В числе врагов Ломоносова и передовой русской науки и культуры мы назвали Штелина. Между тем под влиянием работ Погодина, Билярского и Пекарского в литературе установилось прочное мнение о том, что Я. Я. Штелин был одним из немногих друзей и помощников Ломоносова. Редкая из работ не приводит последних слов, будто бы сказанных умирающим Ломоносовым Штелину: «Друг, я вижу, что я должен умереть, и спокойно и равнодушно смотрю на смерть; жалею только о том, что не мог я совершить всего того, что предпринял я для пользы отечества, для приращения наук и для славы Академии, и теперь при конце жизни моей должен видеть, что все мои полезные намерения исчезнут вместе со мною»[154]
. С этой легендой мы встречаемся в работах, появившихся в последние годы. Дальше всех в этом отношении пошел Д. С. Бабкин[155]. Он объявил Штелина «одним из видных деятелей Академии Наук» и заявил, что за полвека работы в академии «он проявил себя во множестве самых разнообразных профессий». В работе Бабкина мы встречаемся с безоговорочными, но совершенно бездоказательными утверждениями о том, что Ломоносов в продолжение многих лет был очень близок со Штелиным, что «совместная работа по управлению делами Академии еще больше сблизила их». Документы, обнаруженные и опубликованные в 1950 году В. К. Макаровым, убедительно показали, что Штелин был одним из самых злейших врагов Ломоносова[156]. «Научная деятельность» Штелина сводилась к сочинению поздравительных стихов и надписей, составлению планов фейерверков и проектов медалей. Что касается стихов Штелина, то достаточно выслушать Ломоносова, которого заставляли переводить его вирши на русский язык. «Хотя должность моя и требует, чтобы по присланному ко мне ордеру сделать стихи с немецково: однако я того исполнить теперь не могу, для того, что в немецких виршах нет ни складу, ни ладу; и так таким переводом мне себя пристыдить весьма не хочется и весьма досадно, чтобы такую глупость перевесть на Российский язык и к такому празднеству»[157]. Никакого следа не оставил Штелин и в истории русского искусства.Близкий к Шумахеру и активно выступавший в его защиту в 1741–1742 годах Штелин был таким же врагом Ломоносова и передовой русской науки и культуры, как и Шумахер или Тауберт. Вся разница была в том, что Штелин предпочитал действовать за спиной других. Эта тактика помогала ему быстро повышаться в чинах, выступать в роли воспитателя Петра III, получать награды от Екатерины II, стать депутатом Уложенной комиссии, секретарем Вольного экономического общества и после смерти Ломоносова и отстранения Тауберта фактическим правителем академии. Ломоносов прекрасно понимал тактику Штелина. Отсюда имеющее вид прямого ультиматума письмо Ломоносова к нему 2 апреля 1761 года с требованием, чтобы Штелин, наконец, занял ясную и недвусмысленную позицию и изложил ее в письменном виде, иначе он (Ломоносов) будет вынужден обратиться непосредственно в Сенат[158]

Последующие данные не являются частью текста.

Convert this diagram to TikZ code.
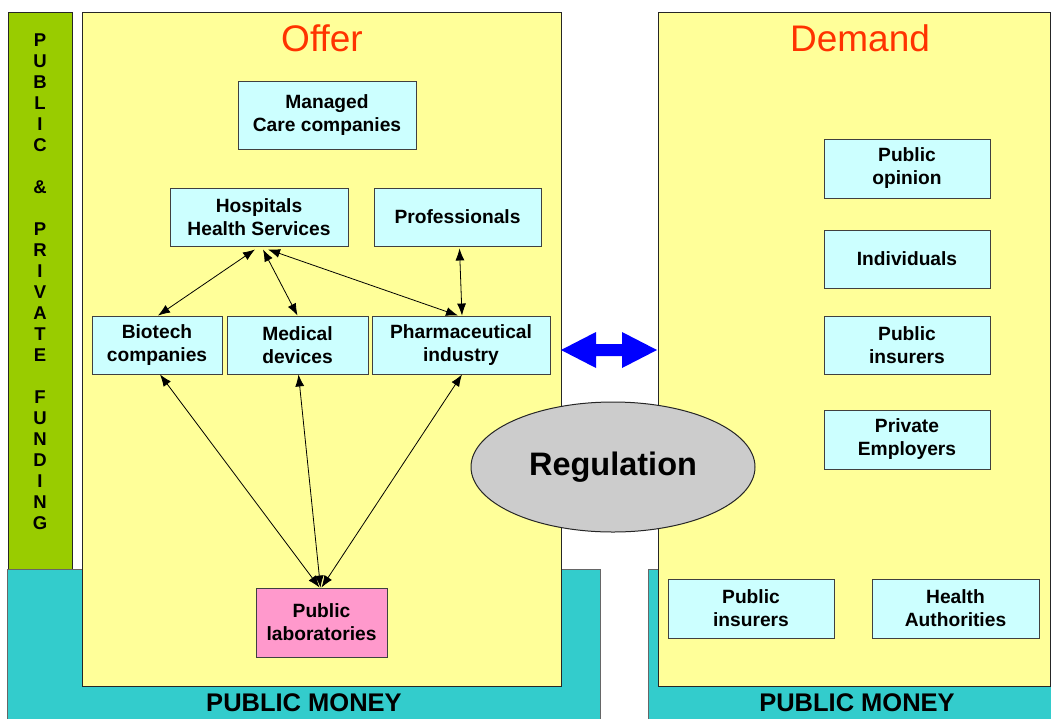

. В своих интимных записках Штелин говорил о Ломоносове с нескрываемой ненавистью: «дикарь», «мнимый художник», «непрошенный гость в искусстве», «интриган». Штелин не жалел самых резких выражений, чтобы очернить ломоносовский проект монумента Петру и его «Полтавскую баталию»: «нелепая выдумка», вызывающая «общий хохот и оханье»; «дрянная картина», «жалкая композиция» и т. д. Он один из главных виновников гибели мозаичной мастерской Ломоносова[159]. Штелин вместе с Таубертом пытался сорвать финансирование академического университета[160]. С ним, как со своим единомышленником, делился Тауберт своими планами борьбы против Ломоносова и изгнания его из академии[161]. Легенда о «Штелине — друге Ломоносова» создана самим Штелиным, и единственным основанием для нее являются сохранившиеся в его бумагах «Черты и анекдоты для биографии Ломоносова» и набросок речи о Ломоносове. Эта речь, которую выдают за похвальную, в действительности является злобной клеветой на Ломоносова. «Мужлан», «с низшими и в семействе суров», «образ его жизни общий плебеям», «желал возвыситься, равных презирал» и т. д. — вот, что говорил о Ломоносове человек, которого пытаются изобразить в качестве его «друга», в наброске, который пытаются выдать «за похвальную речь»[162].Не заслуживают никакого доверия и факты, сообщаемые Штелиным. Сравним проникнутые безнадежным пессимизмом слова, приводимые Штелиным, с тем, что говорил и писал сам Ломоносов:
Исключительной силой оптимизма и верой в то, что начатое им дело никогда не умрет, проникнуты произведения Ломоносова.